International Women’s Day (IWD) began in 1911 when more than a million people came together in Austria, Denmark, Germany and Switzerland to celebrate women and their social, economic, cultural and political achievements. Now, more than a century later, IWD is celebrated all over the world and serves as a call to action for accelerating gender parity.
This year’s theme for IWD was #BalanceforBetter, which goes perfectly hand-in-hand with the technology industry’s efforts to increase the number of women employed in tech-related jobs. Toolbox spoke with Svenja de Vos, our CTO, and several industry experts to get their insight on what it’s like being a woman in a male-dominated industry and how other women can carve a space for themselves in technology.
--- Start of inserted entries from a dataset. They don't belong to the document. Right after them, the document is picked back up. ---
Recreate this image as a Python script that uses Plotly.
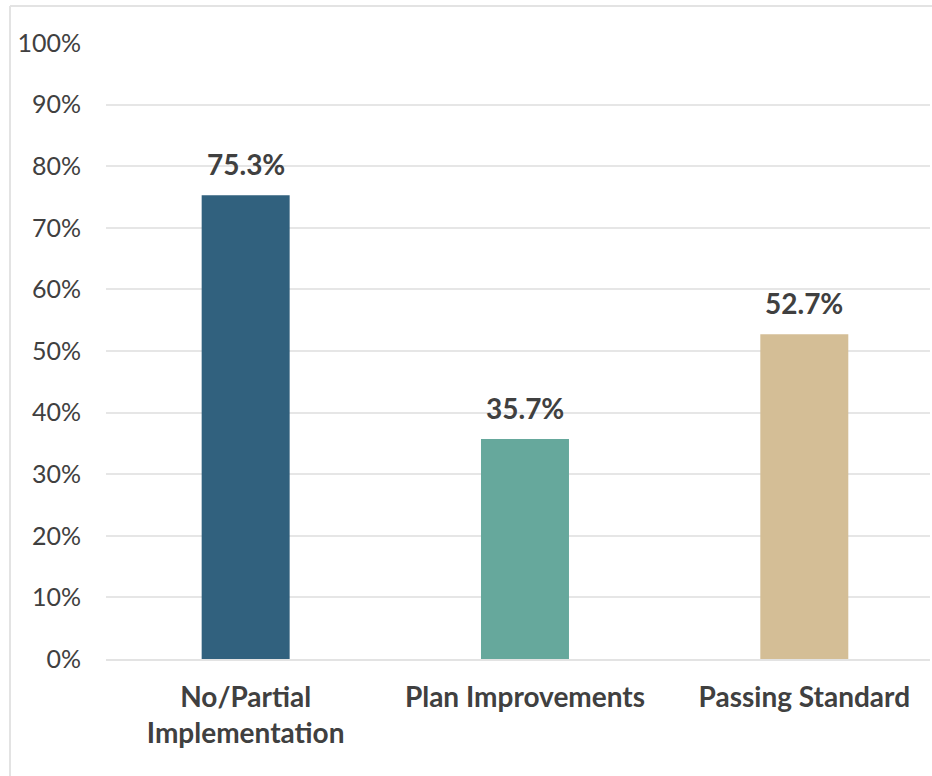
import plotly.graph_objects as go

categories = ["No/Partial<br>Implementation", "Plan Improvements", "Passing Standard"]
values = [75.3, 35.7, 52.7]
colors = ["#31617E", "#66A89C", "#D4BE96"]
y_ticks = list(range(0, 101, 10))
y_tick_labels = [f"{t}%" for t in y_ticks]

W, H = 932, 776
left, right, top, bottom = 106, 930, 43, 659

fig = go.Figure()
fig.add_trace(go.Bar(
    x=categories, y=values, marker=dict(color=colors, line=dict(width=0)),
    width=0.315, hoverinfo="skip",
))
for c, v in zip(categories, values):
    fig.add_annotation(x=c, y=v, text=f"<b>{v:.1f}%</b>", showarrow=False,
                       yanchor="bottom", yshift=12,
                       font=dict(family="Lato", size=28, color="#404040"))

fig.update_layout(
    width=W, height=H, margin=dict(l=0, r=0, t=0, b=0, autoexpand=False),
    paper_bgcolor="white", plot_bgcolor="white", showlegend=False,
    font=dict(family="Lato", color="#404040"),
    xaxis=dict(domain=[left / W, right / W], range=[-0.5, 2.45], automargin=False,
               showgrid=False, showline=True, linecolor="#E3E3E3", linewidth=2,
               ticks="", tickfont=dict(size=28, color="#404040", family="Lato"),
               ticklabelstandoff=12, tickprefix="<b>", ticksuffix="</b>"),
    yaxis=dict(domain=[1 - bottom / H, 1 - top / H], range=[0, 100], automargin=False,
               tickvals=y_ticks, ticktext=y_tick_labels,
               showgrid=True, gridcolor="#E6E6E6", gridwidth=1.5,
               zeroline=False, showline=False, ticks="",
               tickfont=dict(size=25, color="#404040", family="Lato"),
               ticklabelstandoff=24),
    shapes=[
        dict(type="line", xref="paper", yref="paper", x0=10 / W, x1=1.02, y0=1 - 6 / H, y1=1 - 6 / H,
             line=dict(color="#E3E3E3", width=2)),
        dict(type="line", xref="paper", yref="paper", x0=10 / W, x1=10 / W, y0=-0.02, y1=1 - 6 / H,
             line=dict(color="#E3E3E3", width=2)),
    ],
)
fig.write_html("out.html")
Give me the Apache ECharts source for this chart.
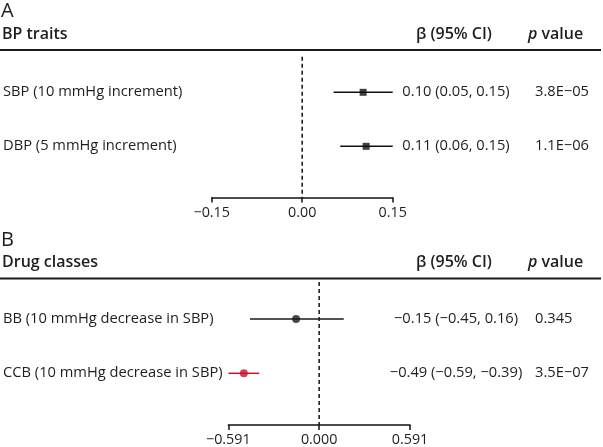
<!DOCTYPE html>
<html><head><meta charset="utf-8">
<script src="https://cdn.jsdelivr.net/npm/echarts@6/dist/echarts.min.js"></script>
<style>html,body{margin:0;padding:0;background:#fff}#c{width:603px;height:447px}</style>
</head><body><div id="c"></div>
<script>
// Panel A: BP traits
const catsA = ['SBP (10 mmHg increment)', 'DBP (5 mmHg increment)'];
const estA = [0.101, 0.106];
const loA = [0.052, 0.063];
const hiA = [0.150, 0.150];
const ciTextA = ['0.10 (0.05, 0.15)', '0.11 (0.06, 0.15)'];
const pTextA = ['3.8E\u221205', '1.1E\u221206'];
const ticksA = [-0.15, 0, 0.15];

// Panel B: Drug classes
const catsB = ['BB (10 mmHg decrease in SBP)', 'CCB (10 mmHg decrease in SBP)'];
const estB = [-0.15, -0.49];
const loB = [-0.45, -0.59];
const hiB = [0.16, -0.39];
const ciTextB = ['\u22120.15 (\u22120.45, 0.16)', '\u22120.49 (\u22120.59, \u22120.39)'];
const pTextB = ['0.345', '3.5E\u221207'];
const colorsB = ['#1a1a1a', '#c8102e'];
const ticksB = [-0.591, 0, 0.591];

const FONT = '"Open Sans", "Noto Sans", sans-serif';
const TXT = '#1e1e1e';
const FS = 14.7;

function fmtMinus(v, d) {
  const s = Math.abs(v).toFixed(d);
  return (v < -1e-9 ? '\u2212' : '') + s;
}
function rowFmt(list) {
  return function (v) {
    const i = Math.round(v);
    if (Math.abs(v - i) < 1e-6 && i >= 1 && i <= list.length) return list[i - 1];
    return '';
  };
}
const YMAX = 2.95;
function yAxes(grid, cats, ci, p, ciMargin, pMargin) {
  const base = {
    gridIndex: grid, type: 'value', inverse: true, min: 0, max: YMAX, interval: 1,
    axisLine: {show: false}, axisTick: {show: false}, splitLine: {show: false}
  };
  const lab = {color: TXT, fontSize: FS, fontFamily: FONT, showMinLabel: false, showMaxLabel: false};
  return [
    Object.assign({}, base, {position: 'left', axisLabel: Object.assign({formatter: rowFmt(cats), align: 'left', margin: 0}, lab)}),
    Object.assign({}, base, {position: 'right', axisLabel: Object.assign({formatter: rowFmt(ci), align: 'center', margin: ciMargin}, lab)}),
    Object.assign({}, base, {position: 'right', axisLabel: Object.assign({formatter: rowFmt(p), align: 'left', margin: pMargin}, lab)})
  ];
}
function xAxis(grid, ticks, dec) {
  return {
    gridIndex: grid, type: 'value', position: 'bottom',
    min: ticks[0], max: ticks[ticks.length - 1], interval: ticks[ticks.length - 1],
    axisLine: {onZero: false, lineStyle: {color: '#111', width: 1.5}},
    axisTick: {show: true, length: 5, lineStyle: {color: '#111', width: 1.5}},
    splitLine: {show: false},
    axisLabel: {formatter: v => fmtMinus(v, dec), color: TXT, fontSize: 14.3, fontFamily: FONT, margin: 8, showMinLabel: true, showMaxLabel: true}
  };
}
function errSeries(xi, yi, lo, hi, colors) {
  return {
    type: 'custom', xAxisIndex: xi, yAxisIndex: yi,
    data: lo.map((l, i) => [l, hi[i], i + 1]),
    renderItem: function (params, api) {
      const a = api.coord([api.value(0), api.value(2)]);
      const b = api.coord([api.value(1), api.value(2)]);
      return {type: 'line', shape: {x1: a[0], y1: a[1], x2: b[0], y2: b[1]},
        style: {stroke: colors[params.dataIndex], lineWidth: 1.5}};
    },
    silent: true, z: 2
  };
}
function zeroLine(xi, yi, top) {
  return {
    type: 'line', xAxisIndex: xi, yAxisIndex: yi, data: [[0, top], [0, YMAX]],
    symbol: 'none', lineStyle: {color: '#111', width: 1.5, type: [4, 3]}, silent: true, z: 1
  };
}
const blackA = catsA.map(() => '#111');

const gridA = {left: 210.7, right: 210.3, top: 38.3, height: 54 * YMAX};
const gridB = {left: 227.3, right: 193, top: 264.5, height: 55 * YMAX};

const yA = yAxes(0, catsA, ciTextA, pTextA, 456 - 392.7, 535 - 392.7);
yA[0].axisLabel.margin = 210.7 - 2;
const yB = yAxes(1, catsB, ciTextB, pTextB, 456 - 410, 535 - 410);
yB[0].axisLabel.margin = 227.3 - 2;

function header(yLetter, letter, yTitle, title, yLine) {
  return [
    {type: 'text', left: 1, top: yLetter, style: {text: letter, font: '20px ' + FONT, fill: TXT}},
    {type: 'text', left: 2, top: yTitle, style: {text: title, font: '600 16px ' + FONT, fill: TXT}},
    {type: 'text', left: 416, top: yTitle, style: {text: '\u03b2 (95% CI)', font: '600 16px ' + FONT, fill: TXT}},
    {type: 'text', left: 528, top: yTitle, style: {rich: {i: {fontStyle: 'italic', fontWeight: 600, fontSize: 16, fontFamily: FONT, fill: TXT}, n: {fontWeight: 600, fontSize: 16, fontFamily: FONT, fill: TXT}}, text: '{i|p}{n| value}'}},
    {type: 'line', shape: {x1: 0, y1: yLine, x2: 601, y2: yLine}, style: {stroke: '#1a1a1a', lineWidth: 2}}
  ];
}

const chart = echarts.init(document.getElementById('c'), null, {renderer: 'canvas'});
chart.setOption({
  animation: false,
  backgroundColor: '#fff',
  grid: [gridA, gridB],
  xAxis: [xAxis(0, ticksA, 2), xAxis(1, ticksB, 3)],
  yAxis: yA.concat(yB),
  graphic: header(1, 'A', 26, 'BP traits', 50).concat(header(230, 'B', 254, 'Drug classes', 278.5)),
  series: [
    zeroLine(0, 0, 0.34),
    errSeries(0, 0, loA, hiA, blackA),
    {type: 'scatter', xAxisIndex: 0, yAxisIndex: 0, symbol: 'rect', symbolSize: 7,
     data: estA.map((v, i) => [v, i + 1]), itemStyle: {color: '#111'}, z: 3},
    zeroLine(1, 3, 0.32),
    errSeries(1, 3, loB, hiB, colorsB),
    {type: 'scatter', xAxisIndex: 1, yAxisIndex: 3, symbol: 'circle', symbolSize: 8,
     data: estB.map((v, i) => ({value: [v, i + 1], itemStyle: {color: colorsB[i]}})), z: 3}
  ]
});
</script></body></html>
Here’s what Svenja had to say,
“It’s vital to get more women into the tech industry, for two reasons. Firstly, diversity is important. A team comprised of people with different backgrounds and an even balance of genders is more representative of the clients and customers for who you are building products. Secondly, the tech sector is growing, and it needs more people. It’s a simple numbers game – if the tech industry only employs men, there simply won’t be enough skills and resources to keep pace with the growth.
I believe that if more women are to enter the tech sector, we need to start young, showing girls that tech can be fun. I started coding when I was about eight years old. My parents bought a computer and I was hooked. It was fun learning how it worked, creating something on a computer. There is so much scope for creativity in tech – more than people think.
Being a female CTO today still makes me a bit of a unicorn. And, despite my background and position, some still assume I don’t have technical knowledge. And the worst part is that I find myself getting used to these comments. But my team respects me because of my technical expertise, not simply because of my title or in spite of my gender, and this is always how it should be.
My advice to women keen to develop a career in tech is to just do it. Listen, learn and be the best version of yourself. Find the role that fits you best, and don’t feel obligated to work in a more stereotypical role that may not be the best one for you – after all, it’s person specific, not gender specific.
In the future everything is going to have tech elements, from fashion to charity to healthcare. Tech has gone mainstream, the typical ‘tech’ stereotype’ is a thing of the past, and now is the time to change perceptions while narrowing the skills gap.”